The task: In this exercise, return the whole listing exactly, excluding any images.

Charts and diagrams as code:
·····

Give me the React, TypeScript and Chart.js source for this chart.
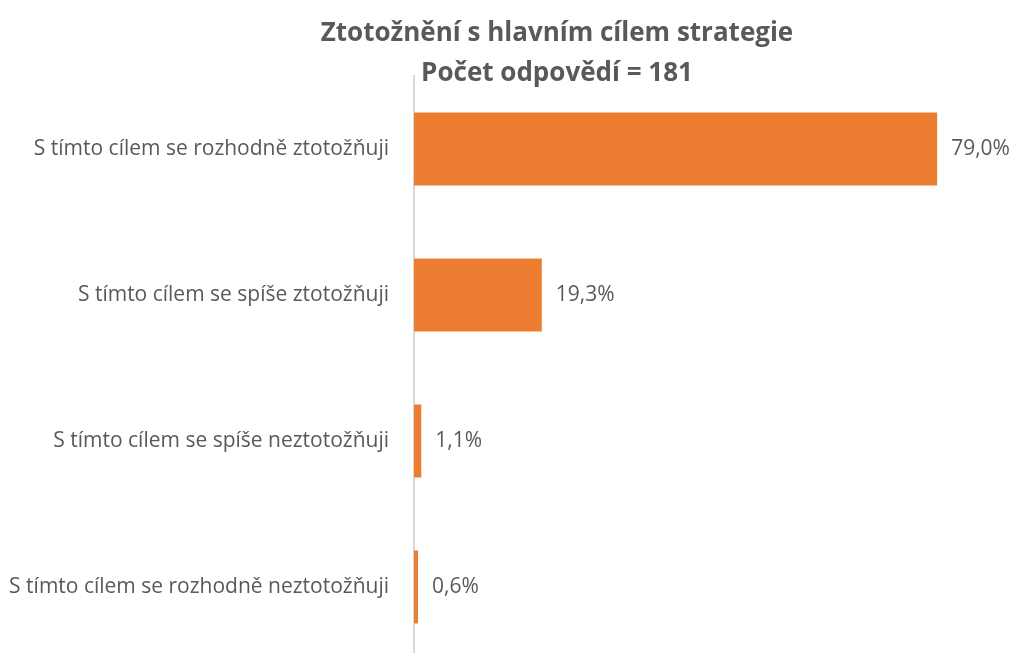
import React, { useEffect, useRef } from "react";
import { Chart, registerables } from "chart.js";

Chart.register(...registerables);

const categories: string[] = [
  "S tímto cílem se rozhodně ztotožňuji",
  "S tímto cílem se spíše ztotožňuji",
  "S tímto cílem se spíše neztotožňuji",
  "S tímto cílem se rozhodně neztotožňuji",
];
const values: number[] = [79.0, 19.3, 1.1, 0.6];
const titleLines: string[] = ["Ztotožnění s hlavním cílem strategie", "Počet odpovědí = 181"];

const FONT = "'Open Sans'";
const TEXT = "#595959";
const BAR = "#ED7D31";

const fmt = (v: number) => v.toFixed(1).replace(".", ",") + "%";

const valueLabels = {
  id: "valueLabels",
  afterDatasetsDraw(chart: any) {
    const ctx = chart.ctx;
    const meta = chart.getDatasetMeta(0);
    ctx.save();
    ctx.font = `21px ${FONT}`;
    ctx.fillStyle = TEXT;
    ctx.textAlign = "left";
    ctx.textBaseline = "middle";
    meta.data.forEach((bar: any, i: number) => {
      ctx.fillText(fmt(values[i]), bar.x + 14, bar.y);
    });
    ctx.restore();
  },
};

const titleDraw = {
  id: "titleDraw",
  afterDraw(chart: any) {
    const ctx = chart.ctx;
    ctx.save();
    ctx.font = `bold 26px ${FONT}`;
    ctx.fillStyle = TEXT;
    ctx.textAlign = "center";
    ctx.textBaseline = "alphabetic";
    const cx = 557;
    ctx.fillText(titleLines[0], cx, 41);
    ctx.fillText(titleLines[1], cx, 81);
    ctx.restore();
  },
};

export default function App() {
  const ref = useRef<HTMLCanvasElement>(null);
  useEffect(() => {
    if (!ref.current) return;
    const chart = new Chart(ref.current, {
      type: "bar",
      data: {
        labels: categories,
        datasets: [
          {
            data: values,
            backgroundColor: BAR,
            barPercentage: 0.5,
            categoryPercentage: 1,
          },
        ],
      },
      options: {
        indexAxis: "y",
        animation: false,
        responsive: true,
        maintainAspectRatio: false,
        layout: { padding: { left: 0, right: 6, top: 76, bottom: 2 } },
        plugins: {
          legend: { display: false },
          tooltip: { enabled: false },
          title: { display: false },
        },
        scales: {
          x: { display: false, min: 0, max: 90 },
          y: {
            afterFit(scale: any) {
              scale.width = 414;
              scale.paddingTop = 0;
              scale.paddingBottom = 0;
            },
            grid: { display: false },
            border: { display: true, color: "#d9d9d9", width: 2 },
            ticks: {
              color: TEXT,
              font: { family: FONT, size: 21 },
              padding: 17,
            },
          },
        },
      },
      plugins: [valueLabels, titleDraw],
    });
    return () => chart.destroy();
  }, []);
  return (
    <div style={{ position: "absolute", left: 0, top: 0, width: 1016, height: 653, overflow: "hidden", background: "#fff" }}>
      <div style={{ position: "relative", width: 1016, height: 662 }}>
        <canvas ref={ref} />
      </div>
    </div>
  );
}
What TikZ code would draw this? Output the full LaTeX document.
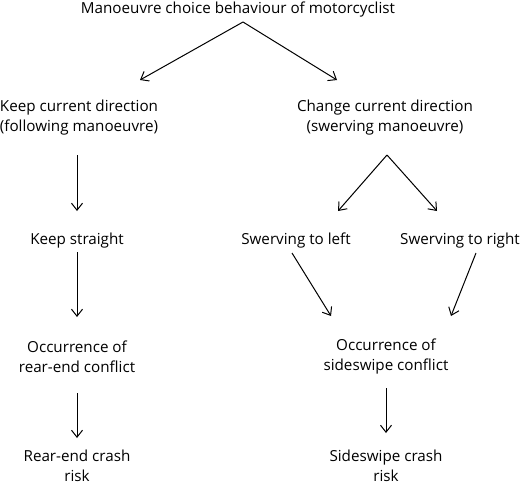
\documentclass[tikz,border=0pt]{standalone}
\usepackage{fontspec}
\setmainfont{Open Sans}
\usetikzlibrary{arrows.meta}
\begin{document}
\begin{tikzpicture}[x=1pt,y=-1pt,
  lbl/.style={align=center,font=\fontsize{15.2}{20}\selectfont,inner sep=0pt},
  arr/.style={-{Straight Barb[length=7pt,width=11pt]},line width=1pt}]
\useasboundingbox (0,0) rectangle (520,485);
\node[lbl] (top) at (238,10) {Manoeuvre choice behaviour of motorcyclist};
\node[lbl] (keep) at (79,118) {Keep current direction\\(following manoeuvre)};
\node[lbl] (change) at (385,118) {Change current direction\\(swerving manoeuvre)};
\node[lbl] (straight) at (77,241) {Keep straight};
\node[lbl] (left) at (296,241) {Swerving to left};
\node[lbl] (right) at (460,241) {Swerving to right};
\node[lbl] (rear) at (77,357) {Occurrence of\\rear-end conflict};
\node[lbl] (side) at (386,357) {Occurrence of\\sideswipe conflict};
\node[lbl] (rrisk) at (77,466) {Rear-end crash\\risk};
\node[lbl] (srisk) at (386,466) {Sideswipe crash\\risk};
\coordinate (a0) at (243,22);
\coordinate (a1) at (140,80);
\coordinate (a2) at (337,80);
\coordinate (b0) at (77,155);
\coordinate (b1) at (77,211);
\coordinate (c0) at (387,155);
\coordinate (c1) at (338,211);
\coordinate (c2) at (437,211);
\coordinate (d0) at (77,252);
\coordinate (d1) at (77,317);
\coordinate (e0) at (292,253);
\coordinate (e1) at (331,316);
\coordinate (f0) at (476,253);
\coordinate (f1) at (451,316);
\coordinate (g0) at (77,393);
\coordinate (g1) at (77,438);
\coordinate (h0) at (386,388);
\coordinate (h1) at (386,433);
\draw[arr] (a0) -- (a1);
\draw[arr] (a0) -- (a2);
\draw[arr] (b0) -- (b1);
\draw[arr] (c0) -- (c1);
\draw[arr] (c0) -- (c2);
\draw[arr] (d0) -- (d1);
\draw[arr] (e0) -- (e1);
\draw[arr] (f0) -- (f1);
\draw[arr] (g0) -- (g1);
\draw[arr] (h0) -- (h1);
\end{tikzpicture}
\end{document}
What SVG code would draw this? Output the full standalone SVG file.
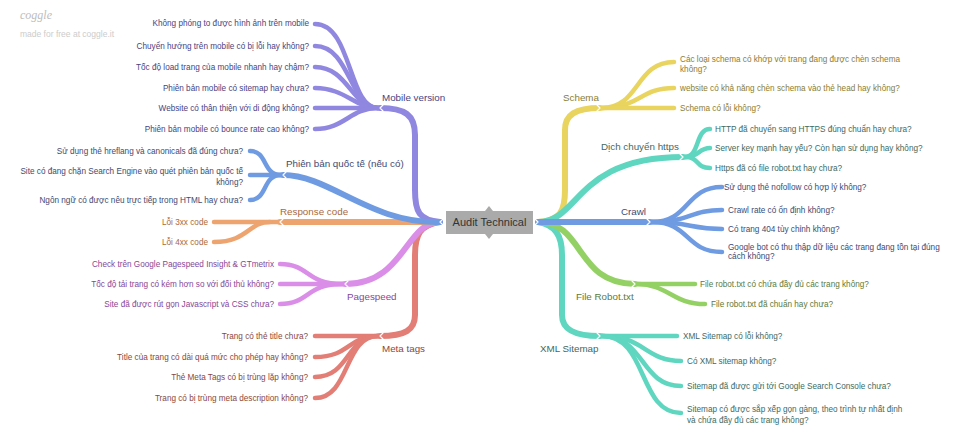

·····

Correct answer:
Give me the React, TypeScript and Chart.js source for this chart.
import React, { useEffect, useRef } from "react";
import { Chart, registerables } from "chart.js";

Chart.register(...registerables);

const categories: string[] = [
  "S tímto cílem se rozhodně ztotožňuji",
  "S tímto cílem se spíše ztotožňuji",
  "S tímto cílem se spíše neztotožňuji",
  "S tímto cílem se rozhodně neztotožňuji",
];
const values: number[] = [79.0, 19.3, 1.1, 0.6];
const titleLines: string[] = ["Ztotožnění s hlavním cílem strategie", "Počet odpovědí = 181"];

const FONT = "'Open Sans'";
const TEXT = "#595959";
const BAR = "#ED7D31";

const fmt = (v: number) => v.toFixed(1).replace(".", ",") + "%";

const valueLabels = {
  id: "valueLabels",
  afterDatasetsDraw(chart: any) {
    const ctx = chart.ctx;
    const meta = chart.getDatasetMeta(0);
    ctx.save();
    ctx.font = `21px ${FONT}`;
    ctx.fillStyle = TEXT;
    ctx.textAlign = "left";
    ctx.textBaseline = "middle";
    meta.data.forEach((bar: any, i: number) => {
      ctx.fillText(fmt(values[i]), bar.x + 14, bar.y);
    });
    ctx.restore();
  },
};

const titleDraw = {
  id: "titleDraw",
  afterDraw(chart: any) {
    const ctx = chart.ctx;
    ctx.save();
    ctx.font = `bold 26px ${FONT}`;
    ctx.fillStyle = TEXT;
    ctx.textAlign = "center";
    ctx.textBaseline = "alphabetic";
    const cx = 557;
    ctx.fillText(titleLines[0], cx, 41);
    ctx.fillText(titleLines[1], cx, 81);
    ctx.restore();
  },
};

export default function App() {
  const ref = useRef<HTMLCanvasElement>(null);
  useEffect(() => {
    if (!ref.current) return;
    const chart = new Chart(ref.current, {
      type: "bar",
      data: {
        labels: categories,
        datasets: [
          {
            data: values,
            backgroundColor: BAR,
            barPercentage: 0.5,
            categoryPercentage: 1,
          },
        ],
      },
      options: {
        indexAxis: "y",
        animation: false,
        responsive: true,
        maintainAspectRatio: false,
        layout: { padding: { left: 0, right: 6, top: 76, bottom: 2 } },
        plugins: {
          legend: { display: false },
          tooltip: { enabled: false },
          title: { display: false },
        },
        scales: {
          x: { display: false, min: 0, max: 90 },
          y: {
            afterFit(scale: any) {
              scale.width = 414;
              scale.paddingTop = 0;
              scale.paddingBottom = 0;
            },
            grid: { display: false },
            border: { display: true, color: "#d9d9d9", width: 2 },
            ticks: {
              color: TEXT,
              font: { family: FONT, size: 21 },
              padding: 17,
            },
          },
        },
      },
      plugins: [valueLabels, titleDraw],
    });
    return () => chart.destroy();
  }, []);
  return (
    <div style={{ position: "absolute", left: 0, top: 0, width: 1016, height: 653, overflow: "hidden", background: "#fff" }}>
      <div style={{ position: "relative", width: 1016, height: 662 }}>
        <canvas ref={ref} />
      </div>
    </div>
  );
}
What TikZ code would draw this? Output the full LaTeX document.
\documentclass[tikz,border=0pt]{standalone}
\usepackage{fontspec}
\setmainfont{Open Sans}
\usetikzlibrary{arrows.meta}
\begin{document}
\begin{tikzpicture}[x=1pt,y=-1pt,
  lbl/.style={align=center,font=\fontsize{15.2}{20}\selectfont,inner sep=0pt},
  arr/.style={-{Straight Barb[length=7pt,width=11pt]},line width=1pt}]
\useasboundingbox (0,0) rectangle (520,485);
\node[lbl] (top) at (238,10) {Manoeuvre choice behaviour of motorcyclist};
\node[lbl] (keep) at (79,118) {Keep current direction\\(following manoeuvre)};
\node[lbl] (change) at (385,118) {Change current direction\\(swerving manoeuvre)};
\node[lbl] (straight) at (77,241) {Keep straight};
\node[lbl] (left) at (296,241) {Swerving to left};
\node[lbl] (right) at (460,241) {Swerving to right};
\node[lbl] (rear) at (77,357) {Occurrence of\\rear-end conflict};
\node[lbl] (side) at (386,357) {Occurrence of\\sideswipe conflict};
\node[lbl] (rrisk) at (77,466) {Rear-end crash\\risk};
\node[lbl] (srisk) at (386,466) {Sideswipe crash\\risk};
\coordinate (a0) at (243,22);
\coordinate (a1) at (140,80);
\coordinate (a2) at (337,80);
\coordinate (b0) at (77,155);
\coordinate (b1) at (77,211);
\coordinate (c0) at (387,155);
\coordinate (c1) at (338,211);
\coordinate (c2) at (437,211);
\coordinate (d0) at (77,252);
\coordinate (d1) at (77,317);
\coordinate (e0) at (292,253);
\coordinate (e1) at (331,316);
\coordinate (f0) at (476,253);
\coordinate (f1) at (451,316);
\coordinate (g0) at (77,393);
\coordinate (g1) at (77,438);
\coordinate (h0) at (386,388);
\coordinate (h1) at (386,433);
\draw[arr] (a0) -- (a1);
\draw[arr] (a0) -- (a2);
\draw[arr] (b0) -- (b1);
\draw[arr] (c0) -- (c1);
\draw[arr] (c0) -- (c2);
\draw[arr] (d0) -- (d1);
\draw[arr] (e0) -- (e1);
\draw[arr] (f0) -- (f1);
\draw[arr] (g0) -- (g1);
\draw[arr] (h0) -- (h1);
\end{tikzpicture}
\end{document}
What SVG code would draw this? Output the full standalone SVG file.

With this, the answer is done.